Friday, January 18, 2013

Basic Aloha Shirt Identification

Ok, so I made the first step to understanding how to identify vintage Aloha shirts. I conducted a Google search to learn the basics of how to discern the identify of an Aloha shirt. I've aggregated the knowledge and assembled it into a graphic. Sorry, I need to scrub the graphic a bit, it looks a tad sloppy.

I'll fully admit that this is my initial investigation into the topic, so some of the information may be erroneous or incomplete. I will revise this graphic as I learn more.


I've already developed sort of a technique to weed out interesting and desirable shirts from the rest. If you've checked the clothing rack at your local thrift store, you will no doubt have run into numerous Cooke Street shirts and the like. They aren't bad shirts if you want something to wear (I believe the Cooke Street brand is sold through Costco). But they aren't quite what I'm looking for. Some things to look for include:

Manufacturer's label 
  • Well  known manufacturers (Kramer's, Liberty House, etc.).
  • Place of manufacture. Vintage shirts were made mostly in Hawaii, but to an extent in Japan and the Mainland. Shirts made in China, Indonesia, Russia, etc. are likely to be contemporary (note: there are always exceptions!).
  • How is the label attached? Fully-sewn in labels tend to be common up to the 1970s.  Shirts with the label sewn in on one side (so it is kind of flappy) dates from the 1970s to the present.
Fabric care label
  • Is there a label or not? If there is a label, does it have text or symbols? Fabric care labels came into use in the early 1960s. Symbols on fabric care labels came into use around the early 1970s.
  • Where is the fabric care label located? If the label is attached to the manufacturer's label, it might be from the 1960s to 1970s. Later shirts had the label placed on the inside side seam.
Buttons
  • Number of buttons. Shirts from the 1930s to the early 1950s commonly used three to four. But shirts from the 1930s through the 1970s often used up to five.

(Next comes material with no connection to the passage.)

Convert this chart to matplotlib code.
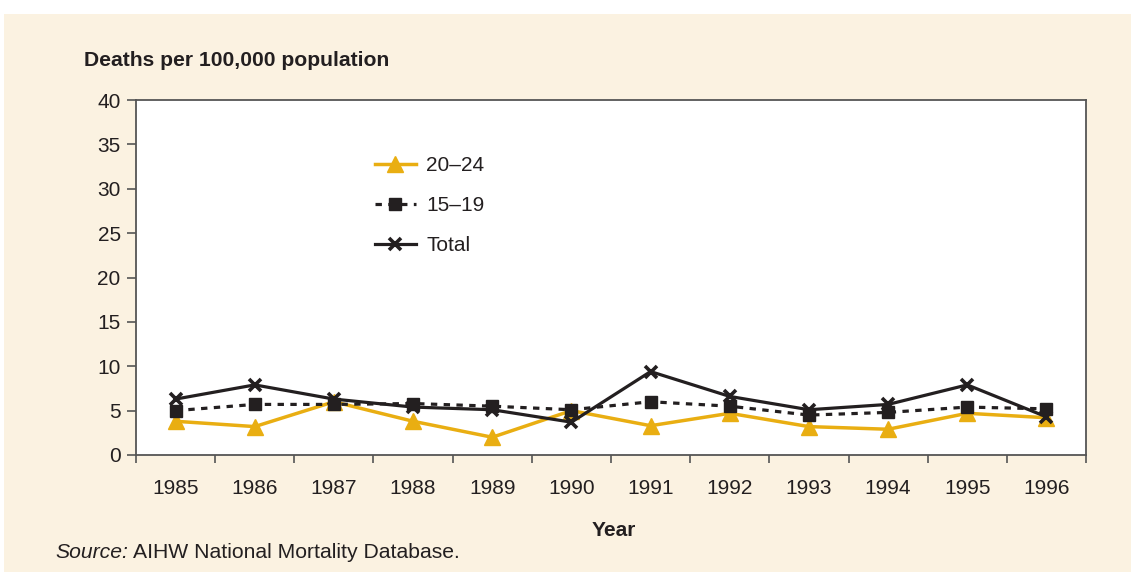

Contemporary shirts often use six buttons.
  • Horizontal button holes are likely before the mid-1960s although they were still used into the 1970s. Vertical button holes are most common today, but have been used since the early days.
Collars
  •  Aloha shirts traditionally have long pointy collars. It was common to see narrow collars on shirts from the 1950s and 60s (similar I suppose to narrow ties and lapels found on men's suits). I've seen smaller collars on shirts from the 1980s as well.
Pockets
  • A number of sites say vintage or at least the best quality shirts have matching pockets (i.e. the pattern of the shirt matches the pattern on the shirt). This doesn't appear to be conclusive one way or another. A web search of photos of vintage Aloha shirts shows there is no consistency. Some shirts do have internal pockets.
Fabrics
  • Vintage shirts were made out of silk, rayon, and cotton. Polyester and poly/cotton blends appear to have come into use in the 1970s. The weight and feel of the fabric is important, as some vintage shirts 'feel' old while others don't. Learning more about fabric tactility is a skill I wish to develop further.